A few years ago, I started talking to my college students about social media, particularly Facebook. Most of them spent a considerable amount of time every day “Facebooking.” As we discussed the positive and negative aspects of digital sociality, a complaint quickly rose to the surface. “My mom is on Facebook now. That sucks!” one kid said. Half the classroom exploded in agreement. One young lady said, “it creeps me out when one of my friend’s dad asks to be my friend on Facebook.” I had to agree with her on that one. Another student told of “de-friending” her mom because she kept commenting on her wall.
When I started talking to them about it, I did not have a Facebook account. One of my classes told me I needed to get one, that it would be the best way to get a message to them (at the time I wasn’t using our university Web-CT), so he actually set up a Facebook account for me during class one day. Most of the students in that class “friended” me, but it never worked very well for me as a classroom communication tool. That same account is now my personal account, and students occasionally send me friend requests, which I always accept, but mostly it is for personal connections and posting pictures or videos of family and friends.

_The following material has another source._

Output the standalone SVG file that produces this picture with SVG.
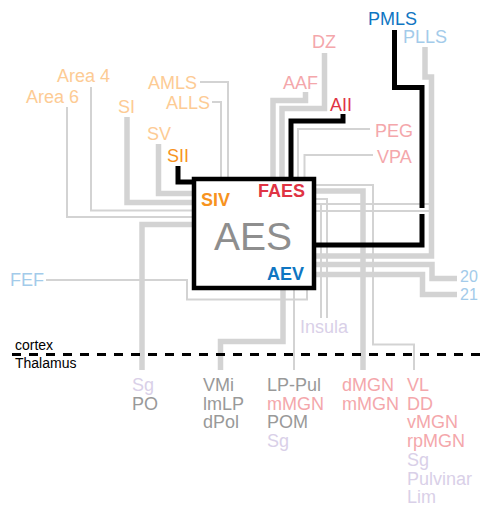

Point is, in the last few years, the parents have moved into this virtual neighborhood and taken over. Young people still use it, but I think I’m noticing that Facebook has lost its luster. Here’s a guarantee: once Mom and Dad move in, the teenagers are going to start looking around for another place to hang out. Hasn’t it always been that way? When I was in junior high, my friends and I built a cabin in the woods near our homes with an axe and a hatchet. Why were we hanging out in the woods? Well, there were many reasons – some illegal – but first and foremost was that OUR PARENTS WEREN’T THERE!
I’ll never forget reading Stephen King’s Stand by Me (and watching the movie). I was surprised how deeply it resonated in my bones. I mean, my friends and I never saw a dead body, and we didn’t live in fear of the older guys in the neighborhood (more like in awe). But then it hit me: I resonated with the world these guys had carved out completely apart from the world of their parents, their own domain where untold things occurred. I experienced that same thing when I was a young teen hanging out with my friends in the woods, riding motorcycles, shooting pellet guns, telling dirty jokes, and smoking cigarettes.

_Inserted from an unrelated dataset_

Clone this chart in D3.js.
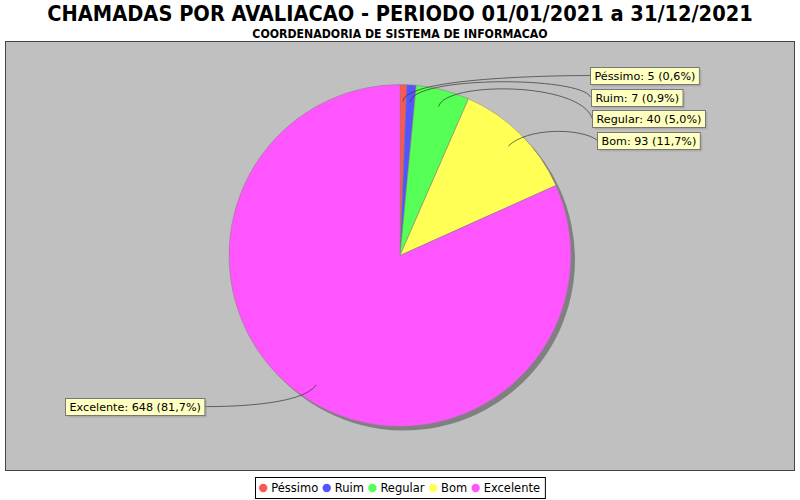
<!DOCTYPE html>
<html><head><meta charset="utf-8">
<script src="https://cdn.jsdelivr.net/npm/d3@7"></script>
<style>body{margin:0;background:#fff;} svg{display:block;}</style>
</head><body>
<svg id="c" width="800" height="500"></svg>
<script>
const categories = ["Péssimo", "Ruim", "Regular", "Bom", "Excelente"];
const values = [5, 7, 40, 93, 648];
const percents = ["0,6%", "0,9%", "5,0%", "11,7%", "81,7%"];
const colors = ["#FF5555", "#5555FF", "#55FF55", "#FFFF55", "#FF55FF"];
const title = "CHAMADAS POR AVALIACAO - PERIODO 01/01/2021 a 31/12/2021";
const subtitle = "COORDENADORIA DE SISTEMA DE INFORMACAO";

const svg = d3.select("#c");
const W = 800, H = 500;
const plot = {x: 5.5, y: 41.5, w: 789, h: 429};
const cx = 400, cy = 255.5, r = 171;
const linkR = 180;

svg.append("text").attr("x", W/2).attr("y", 21).attr("text-anchor", "middle")
  .style("font-family", "'DejaVu Sans Condensed','DejaVu Sans'").style("font-weight", "bold")
  .style("font-size", "21.6px").text(title);
svg.append("text").attr("x", W/2).attr("y", 37.5).attr("text-anchor", "middle")
  .style("font-family", "'DejaVu Sans Condensed','DejaVu Sans'").style("font-weight", "bold")
  .style("font-size", "12.2px").text(subtitle);

svg.append("rect").attr("x", plot.x).attr("y", plot.y).attr("width", plot.w).attr("height", plot.h)
  .attr("fill", "#C0C0C0").attr("stroke", "#444").attr("stroke-width", 1);

const data = categories.map((c, i) => ({cat: c, value: values[i], pct: percents[i], color: colors[i]}));
const pie = d3.pie().value(d => d.value).sort(null);
const arcs = pie(data);
const arc = d3.arc().innerRadius(0).outerRadius(r);

const g = svg.append("g");
g.selectAll("path.sh").data(arcs).join("path").attr("class", "sh")
  .attr("transform", `translate(${cx+4},${cy+4})`).attr("d", arc).attr("fill", "#808080");
g.selectAll("path.sl").data(arcs).join("path").attr("class", "sl")
  .attr("transform", `translate(${cx},${cy})`).attr("d", arc).attr("fill", d => d.data.color)
  .attr("stroke", "#808080").attr("stroke-width", 0.5);

const font = "'DejaVu Sans', sans-serif";
const fs = 11.2;
const boxH = 17, spacing = 21.5;
const labels = arcs.map(a => {
  const mid = (a.startAngle + a.endAngle) / 2;
  const right = Math.sin(mid) >= 0;
  return {
    a, mid, right,
    text: `${a.data.cat}: ${a.data.value} (${a.data.pct})`,
    linkX: cx + Math.sin(mid) * r * 0.9, linkY: cy - Math.cos(mid) * r * 0.9,
    elbowX: cx + Math.sin(mid) * linkR, elbowY: cy - Math.cos(mid) * linkR,
    y: cy - Math.cos(mid) * linkR
  };
});
["right", "left"].forEach(side => {
  const L = labels.filter(l => (side === "right") === l.right).sort((p, q) => p.y - q.y);
  for (let i = 1; i < L.length; i++) if (L[i].y < L[i-1].y + spacing) L[i].y = L[i-1].y + spacing;
});

const lg = svg.append("g");
labels.forEach(l => {
  const deg = l.mid * 180 / Math.PI;
  const tmp = lg.append("text").style("font-family", font).style("font-size", fs + "px").text(l.text);
  const tw = tmp.node().getComputedTextLength();
  tmp.remove();
  const bw = tw + 8;
  let bx, targetX, anchorX;
  if (l.right) { bx = cx + 190 + 0.157 * deg; targetX = bx; anchorX = cx + linkR; }
  else { bx = cx - 196 - bw; targetX = bx + bw; anchorX = cx - linkR; }
  const path = d3.path();
  path.moveTo(targetX, l.y);
  path.bezierCurveTo(anchorX, l.elbowY, l.elbowX, l.elbowY, l.linkX, l.linkY);
  lg.append("path").attr("d", path.toString()).attr("fill", "none").attr("stroke", "#333").attr("stroke-width", 0.7);
  const by = Math.round(l.y - boxH / 2) + 0.5;
  const bxr = Math.round(bx) + 0.5;
  lg.append("rect").attr("x", bxr + 2).attr("y", by + 2).attr("width", bw).attr("height", boxH)
    .attr("fill", "rgba(151,151,151,0.5)");
  lg.append("rect").attr("x", bxr).attr("y", by).attr("width", bw).attr("height", boxH)
    .attr("fill", "#FFFFC0").attr("stroke", "#777").attr("stroke-width", 1);
  lg.append("text").attr("x", bxr + 4).attr("y", by + 12.5).style("font-family", font)
    .style("font-size", fs + "px").attr("fill", "#000").text(l.text);
});

// legend
const leg = svg.append("g");
const lfs = 11.5;
const items = [];
let x = 7.7;
data.forEach(d => {
  const t = leg.append("text").style("font-family", font).style("font-size", lfs + "px").text(d.cat);
  const tw = t.node().getComputedTextLength();
  t.remove();
  items.push({d, x, tw});
  x += 8 + tw + 8.5;
});
const legW = x - 8.5 + 5.3;
const lx0 = Math.round(W / 2 - legW / 2) + 0.5;
const ly0 = 477.5;
leg.append("rect").attr("x", lx0).attr("y", ly0).attr("width", legW).attr("height", 21)
  .attr("fill", "#fff").attr("stroke", "#000").attr("stroke-width", 1);
items.forEach(it => {
  const ix = lx0 + it.x;
  leg.append("circle").attr("cx", ix).attr("cy", ly0 + 10.5).attr("r", 4.2).attr("fill", it.d.color);
  leg.append("text").attr("x", ix + 8).attr("y", ly0 + 14.8).style("font-family", font)
    .style("font-size", lfs + "px").text(it.d.cat);
});
</script>
</body></html>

Sadly, that completely untethered life is hardly possible today, but that is another topic for another post. The point of this post is that Facebook was pretty much a “parent-free” domain until a few years ago. Now that parents and their friends are prowling about creeping on their youngsters, it’s only a matter of time until the youngsters find somewhere else to play. They can’t help it; it’s in their blood. Thank God.